> **GIVEN INFORMATION**
---
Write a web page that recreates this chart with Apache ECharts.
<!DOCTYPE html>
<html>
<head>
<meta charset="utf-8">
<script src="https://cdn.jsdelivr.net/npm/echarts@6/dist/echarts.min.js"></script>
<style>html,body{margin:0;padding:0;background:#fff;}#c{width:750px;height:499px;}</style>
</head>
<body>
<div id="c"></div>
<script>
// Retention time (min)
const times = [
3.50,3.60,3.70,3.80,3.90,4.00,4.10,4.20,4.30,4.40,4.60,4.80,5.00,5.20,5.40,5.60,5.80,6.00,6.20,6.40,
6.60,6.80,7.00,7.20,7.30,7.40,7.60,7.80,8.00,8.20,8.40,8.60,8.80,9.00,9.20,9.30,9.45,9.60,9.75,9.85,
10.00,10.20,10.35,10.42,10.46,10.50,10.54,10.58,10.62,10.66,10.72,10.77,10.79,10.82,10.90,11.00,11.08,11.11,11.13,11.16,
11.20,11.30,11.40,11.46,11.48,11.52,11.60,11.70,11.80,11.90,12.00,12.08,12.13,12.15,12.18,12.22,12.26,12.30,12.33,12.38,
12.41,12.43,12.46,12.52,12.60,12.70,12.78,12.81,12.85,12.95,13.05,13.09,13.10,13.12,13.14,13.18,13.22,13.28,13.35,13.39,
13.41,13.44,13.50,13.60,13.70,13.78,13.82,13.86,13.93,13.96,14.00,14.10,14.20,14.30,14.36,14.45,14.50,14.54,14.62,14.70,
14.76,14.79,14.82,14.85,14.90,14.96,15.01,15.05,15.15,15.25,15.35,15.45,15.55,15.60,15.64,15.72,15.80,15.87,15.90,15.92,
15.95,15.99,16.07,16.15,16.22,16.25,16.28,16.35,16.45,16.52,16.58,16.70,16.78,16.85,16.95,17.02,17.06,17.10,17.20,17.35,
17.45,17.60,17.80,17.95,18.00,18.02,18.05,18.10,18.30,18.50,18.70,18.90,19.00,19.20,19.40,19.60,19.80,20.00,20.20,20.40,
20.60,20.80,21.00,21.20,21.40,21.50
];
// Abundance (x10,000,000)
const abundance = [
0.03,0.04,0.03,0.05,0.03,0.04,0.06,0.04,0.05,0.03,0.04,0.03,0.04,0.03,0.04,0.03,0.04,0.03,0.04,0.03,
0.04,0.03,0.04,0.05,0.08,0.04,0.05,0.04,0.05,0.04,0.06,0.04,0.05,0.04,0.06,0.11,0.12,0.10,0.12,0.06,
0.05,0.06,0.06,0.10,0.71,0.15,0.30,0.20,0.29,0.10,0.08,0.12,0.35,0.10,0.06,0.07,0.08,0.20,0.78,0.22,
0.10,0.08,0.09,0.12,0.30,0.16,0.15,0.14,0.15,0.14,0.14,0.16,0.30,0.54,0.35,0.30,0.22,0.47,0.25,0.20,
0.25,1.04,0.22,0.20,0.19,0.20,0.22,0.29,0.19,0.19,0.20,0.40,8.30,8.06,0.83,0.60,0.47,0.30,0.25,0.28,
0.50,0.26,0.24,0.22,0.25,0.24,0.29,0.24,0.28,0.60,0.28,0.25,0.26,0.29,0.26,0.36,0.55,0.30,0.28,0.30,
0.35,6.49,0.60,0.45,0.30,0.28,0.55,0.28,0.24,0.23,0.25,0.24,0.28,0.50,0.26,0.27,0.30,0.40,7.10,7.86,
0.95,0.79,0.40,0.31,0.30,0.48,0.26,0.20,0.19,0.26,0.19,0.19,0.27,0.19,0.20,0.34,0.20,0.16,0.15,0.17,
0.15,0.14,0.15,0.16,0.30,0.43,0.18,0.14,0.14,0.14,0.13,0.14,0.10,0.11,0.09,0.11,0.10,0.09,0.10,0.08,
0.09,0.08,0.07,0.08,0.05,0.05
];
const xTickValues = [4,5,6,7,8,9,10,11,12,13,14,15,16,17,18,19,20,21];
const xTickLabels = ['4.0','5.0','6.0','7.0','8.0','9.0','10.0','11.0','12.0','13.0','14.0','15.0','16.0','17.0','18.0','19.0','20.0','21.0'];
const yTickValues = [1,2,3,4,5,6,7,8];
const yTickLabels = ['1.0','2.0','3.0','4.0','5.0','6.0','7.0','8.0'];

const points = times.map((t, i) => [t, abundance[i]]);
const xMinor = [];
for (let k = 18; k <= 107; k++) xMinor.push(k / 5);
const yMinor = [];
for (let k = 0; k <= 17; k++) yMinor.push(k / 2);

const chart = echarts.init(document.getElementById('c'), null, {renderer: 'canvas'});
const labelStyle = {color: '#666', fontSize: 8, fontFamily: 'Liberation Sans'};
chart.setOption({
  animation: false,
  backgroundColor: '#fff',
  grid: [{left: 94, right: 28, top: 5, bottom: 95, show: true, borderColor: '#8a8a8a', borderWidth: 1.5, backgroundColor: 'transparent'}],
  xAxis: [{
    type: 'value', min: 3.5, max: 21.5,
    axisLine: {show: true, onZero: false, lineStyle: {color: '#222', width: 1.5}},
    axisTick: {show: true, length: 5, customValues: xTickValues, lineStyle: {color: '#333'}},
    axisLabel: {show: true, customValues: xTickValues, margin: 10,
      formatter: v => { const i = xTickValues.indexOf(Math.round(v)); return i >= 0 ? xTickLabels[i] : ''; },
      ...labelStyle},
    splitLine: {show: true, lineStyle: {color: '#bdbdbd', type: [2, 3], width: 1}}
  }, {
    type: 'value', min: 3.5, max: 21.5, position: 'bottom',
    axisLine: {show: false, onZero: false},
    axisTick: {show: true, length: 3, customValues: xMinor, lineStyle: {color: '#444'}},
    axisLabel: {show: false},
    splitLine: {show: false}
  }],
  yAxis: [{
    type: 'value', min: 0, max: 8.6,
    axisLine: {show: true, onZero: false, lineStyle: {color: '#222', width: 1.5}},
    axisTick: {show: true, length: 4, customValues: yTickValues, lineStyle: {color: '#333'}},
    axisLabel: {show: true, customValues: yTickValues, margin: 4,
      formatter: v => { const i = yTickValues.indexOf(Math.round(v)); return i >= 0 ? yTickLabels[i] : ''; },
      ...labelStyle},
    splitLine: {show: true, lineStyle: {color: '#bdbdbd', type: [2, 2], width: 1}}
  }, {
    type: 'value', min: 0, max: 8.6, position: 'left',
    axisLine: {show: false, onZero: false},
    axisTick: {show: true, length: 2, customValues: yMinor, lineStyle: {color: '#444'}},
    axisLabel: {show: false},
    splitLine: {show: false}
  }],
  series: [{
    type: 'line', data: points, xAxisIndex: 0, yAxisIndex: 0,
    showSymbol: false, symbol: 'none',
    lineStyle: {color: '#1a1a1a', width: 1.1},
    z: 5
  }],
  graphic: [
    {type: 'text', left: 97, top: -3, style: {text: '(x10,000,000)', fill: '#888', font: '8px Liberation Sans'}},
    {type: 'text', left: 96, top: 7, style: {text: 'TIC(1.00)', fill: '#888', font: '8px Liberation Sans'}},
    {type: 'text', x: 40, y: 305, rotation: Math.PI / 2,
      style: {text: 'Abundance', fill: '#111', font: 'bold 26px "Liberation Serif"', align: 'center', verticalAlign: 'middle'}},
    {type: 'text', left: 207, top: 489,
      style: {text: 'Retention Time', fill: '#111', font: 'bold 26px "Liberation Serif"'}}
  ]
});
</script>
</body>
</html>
---
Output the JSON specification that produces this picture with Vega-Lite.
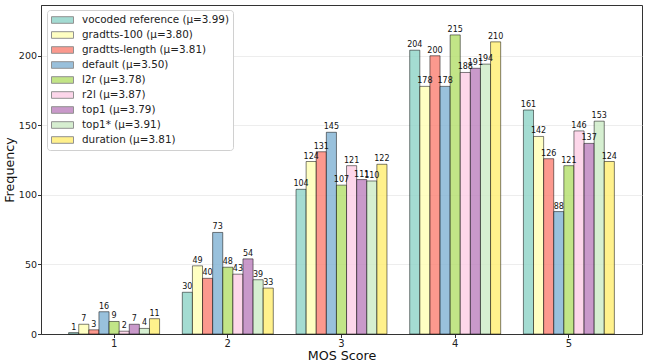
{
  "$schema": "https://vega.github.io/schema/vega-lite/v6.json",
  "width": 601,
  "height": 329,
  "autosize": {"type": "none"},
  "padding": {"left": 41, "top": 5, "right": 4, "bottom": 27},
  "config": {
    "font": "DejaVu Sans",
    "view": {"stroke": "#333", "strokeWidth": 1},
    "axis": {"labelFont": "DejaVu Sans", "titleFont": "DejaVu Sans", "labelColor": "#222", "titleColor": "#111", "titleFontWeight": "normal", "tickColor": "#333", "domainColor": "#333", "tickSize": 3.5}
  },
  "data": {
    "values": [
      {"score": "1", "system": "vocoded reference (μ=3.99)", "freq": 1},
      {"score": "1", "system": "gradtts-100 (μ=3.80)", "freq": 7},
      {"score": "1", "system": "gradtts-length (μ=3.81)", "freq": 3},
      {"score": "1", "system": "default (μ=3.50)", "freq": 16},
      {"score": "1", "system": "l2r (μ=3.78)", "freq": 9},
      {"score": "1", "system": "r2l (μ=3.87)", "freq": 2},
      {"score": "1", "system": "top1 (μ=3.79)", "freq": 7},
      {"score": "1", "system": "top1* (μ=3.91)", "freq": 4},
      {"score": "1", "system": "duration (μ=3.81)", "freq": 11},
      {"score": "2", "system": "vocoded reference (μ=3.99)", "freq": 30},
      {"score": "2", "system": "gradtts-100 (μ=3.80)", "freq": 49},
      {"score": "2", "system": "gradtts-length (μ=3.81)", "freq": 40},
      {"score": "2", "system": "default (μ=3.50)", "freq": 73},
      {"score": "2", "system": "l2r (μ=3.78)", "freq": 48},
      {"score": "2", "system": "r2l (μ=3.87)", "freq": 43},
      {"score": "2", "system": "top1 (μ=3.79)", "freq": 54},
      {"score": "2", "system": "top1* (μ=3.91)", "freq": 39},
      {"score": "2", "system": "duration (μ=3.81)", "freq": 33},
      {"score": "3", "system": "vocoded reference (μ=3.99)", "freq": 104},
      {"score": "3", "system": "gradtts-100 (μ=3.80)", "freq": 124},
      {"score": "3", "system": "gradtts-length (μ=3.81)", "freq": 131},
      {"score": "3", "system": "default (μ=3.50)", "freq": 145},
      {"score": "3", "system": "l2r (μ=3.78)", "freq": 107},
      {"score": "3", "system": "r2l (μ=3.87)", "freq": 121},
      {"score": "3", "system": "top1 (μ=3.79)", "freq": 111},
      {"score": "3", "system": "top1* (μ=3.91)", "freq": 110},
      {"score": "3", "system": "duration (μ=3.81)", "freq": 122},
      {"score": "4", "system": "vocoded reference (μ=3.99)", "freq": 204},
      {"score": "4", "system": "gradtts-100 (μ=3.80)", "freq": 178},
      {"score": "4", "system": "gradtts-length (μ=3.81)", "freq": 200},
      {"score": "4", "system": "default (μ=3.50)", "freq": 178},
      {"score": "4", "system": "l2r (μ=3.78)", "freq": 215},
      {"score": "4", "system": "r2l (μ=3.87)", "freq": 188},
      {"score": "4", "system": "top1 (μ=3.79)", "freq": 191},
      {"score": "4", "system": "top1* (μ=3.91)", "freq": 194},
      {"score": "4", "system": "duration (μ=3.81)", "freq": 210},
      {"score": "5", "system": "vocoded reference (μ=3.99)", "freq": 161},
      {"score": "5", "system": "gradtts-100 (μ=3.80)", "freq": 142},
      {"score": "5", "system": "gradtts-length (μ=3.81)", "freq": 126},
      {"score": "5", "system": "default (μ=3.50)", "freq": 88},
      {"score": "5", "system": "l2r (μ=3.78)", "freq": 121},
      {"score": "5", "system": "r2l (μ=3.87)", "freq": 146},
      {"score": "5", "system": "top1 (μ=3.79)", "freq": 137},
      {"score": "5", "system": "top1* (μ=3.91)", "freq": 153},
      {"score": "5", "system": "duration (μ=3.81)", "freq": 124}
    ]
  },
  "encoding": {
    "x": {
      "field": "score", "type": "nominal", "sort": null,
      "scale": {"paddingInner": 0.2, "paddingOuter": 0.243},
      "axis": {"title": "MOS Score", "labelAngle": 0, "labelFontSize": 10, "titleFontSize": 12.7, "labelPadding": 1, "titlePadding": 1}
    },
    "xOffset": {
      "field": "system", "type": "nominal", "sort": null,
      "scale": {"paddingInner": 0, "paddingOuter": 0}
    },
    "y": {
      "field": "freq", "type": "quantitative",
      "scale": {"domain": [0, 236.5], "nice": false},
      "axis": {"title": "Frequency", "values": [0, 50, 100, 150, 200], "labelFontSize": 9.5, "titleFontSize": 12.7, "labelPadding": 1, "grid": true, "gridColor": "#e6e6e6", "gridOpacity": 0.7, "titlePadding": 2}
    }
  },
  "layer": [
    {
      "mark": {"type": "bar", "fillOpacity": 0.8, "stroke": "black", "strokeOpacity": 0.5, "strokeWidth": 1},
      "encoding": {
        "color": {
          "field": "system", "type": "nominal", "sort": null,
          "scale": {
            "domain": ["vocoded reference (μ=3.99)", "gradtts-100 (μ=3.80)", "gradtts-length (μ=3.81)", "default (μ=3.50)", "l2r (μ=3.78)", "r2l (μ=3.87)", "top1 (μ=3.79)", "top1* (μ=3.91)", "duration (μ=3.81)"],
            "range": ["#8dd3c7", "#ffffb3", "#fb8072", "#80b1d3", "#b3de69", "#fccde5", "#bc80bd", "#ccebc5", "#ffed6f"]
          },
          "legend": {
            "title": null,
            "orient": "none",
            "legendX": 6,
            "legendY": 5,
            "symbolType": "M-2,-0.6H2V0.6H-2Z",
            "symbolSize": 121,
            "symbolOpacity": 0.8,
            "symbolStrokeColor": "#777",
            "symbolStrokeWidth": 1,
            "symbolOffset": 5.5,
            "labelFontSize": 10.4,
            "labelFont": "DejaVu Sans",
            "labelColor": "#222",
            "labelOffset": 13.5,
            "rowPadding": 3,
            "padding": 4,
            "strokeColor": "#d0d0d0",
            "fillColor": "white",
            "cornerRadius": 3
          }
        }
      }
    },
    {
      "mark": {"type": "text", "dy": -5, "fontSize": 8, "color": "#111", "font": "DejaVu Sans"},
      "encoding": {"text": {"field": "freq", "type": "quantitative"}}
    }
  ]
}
---
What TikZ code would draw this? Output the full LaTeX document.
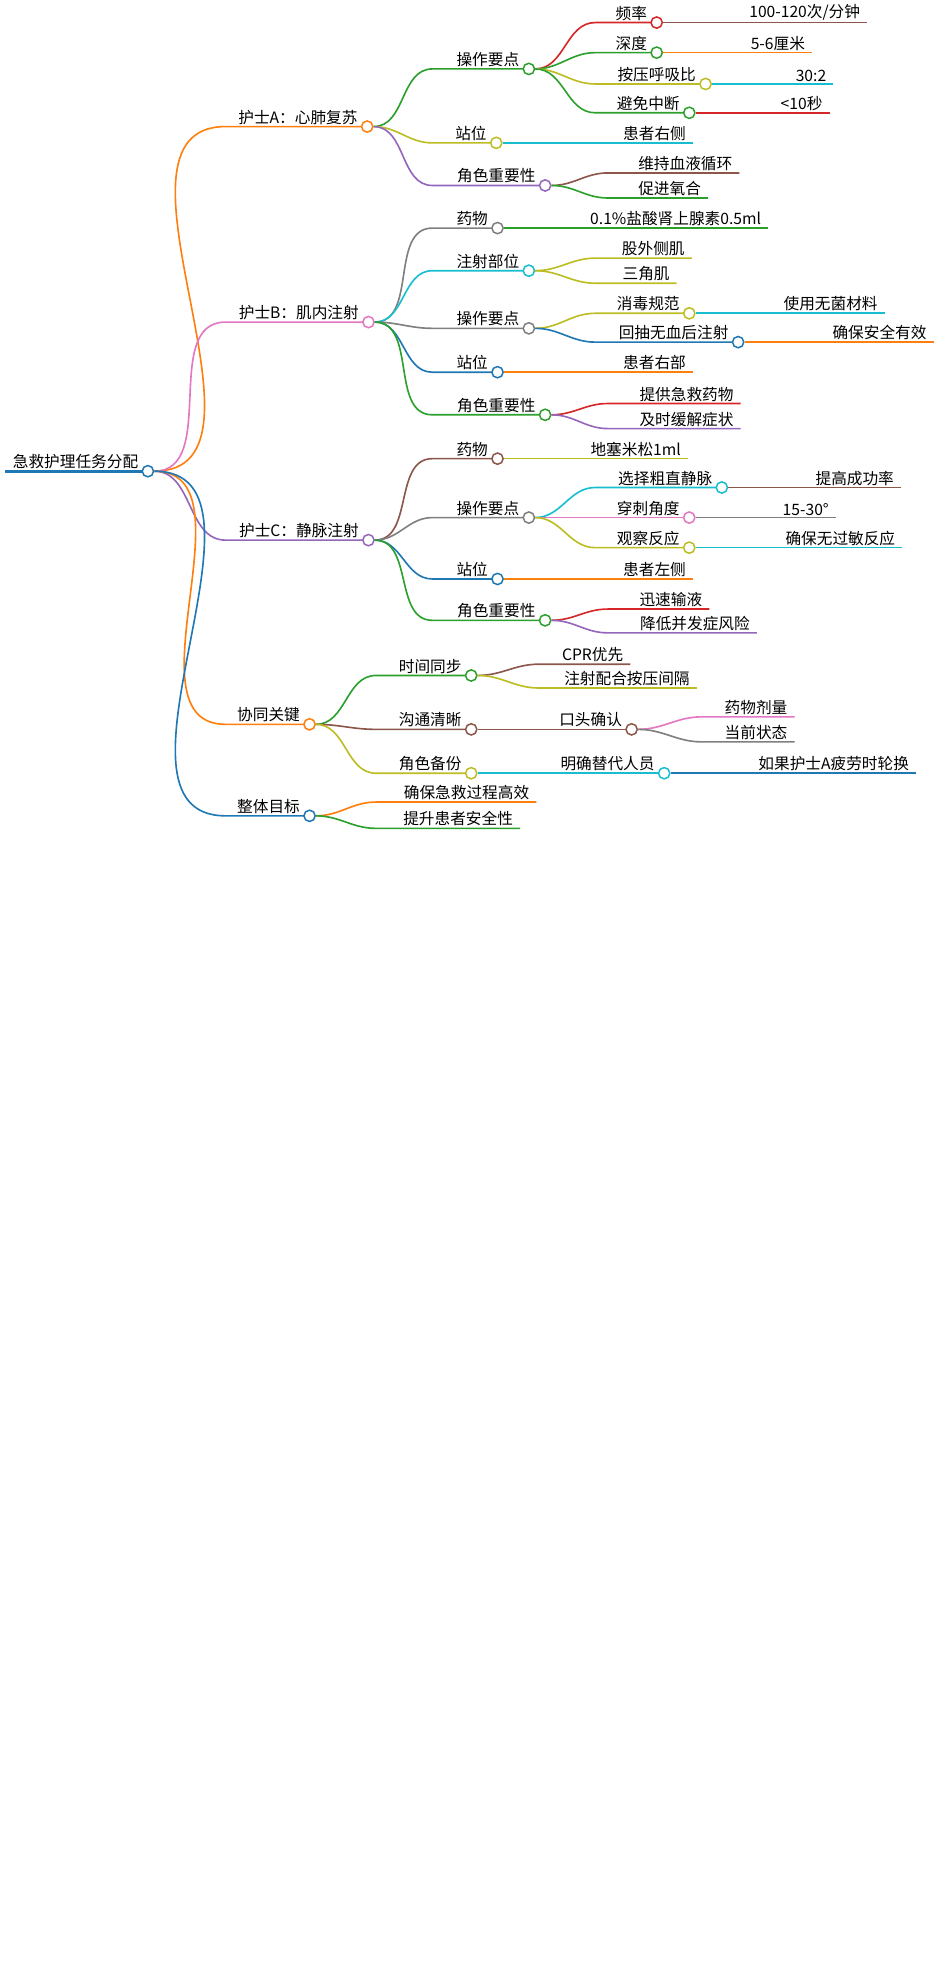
---
> **GIVEN REQUEST**
Take each line of the material that contains the word "with" and list it.

> **TASK ANSWER**
Write a web page that recreates this chart with Apache ECharts.
Output the JSON specification that produces this picture with Vega-Lite.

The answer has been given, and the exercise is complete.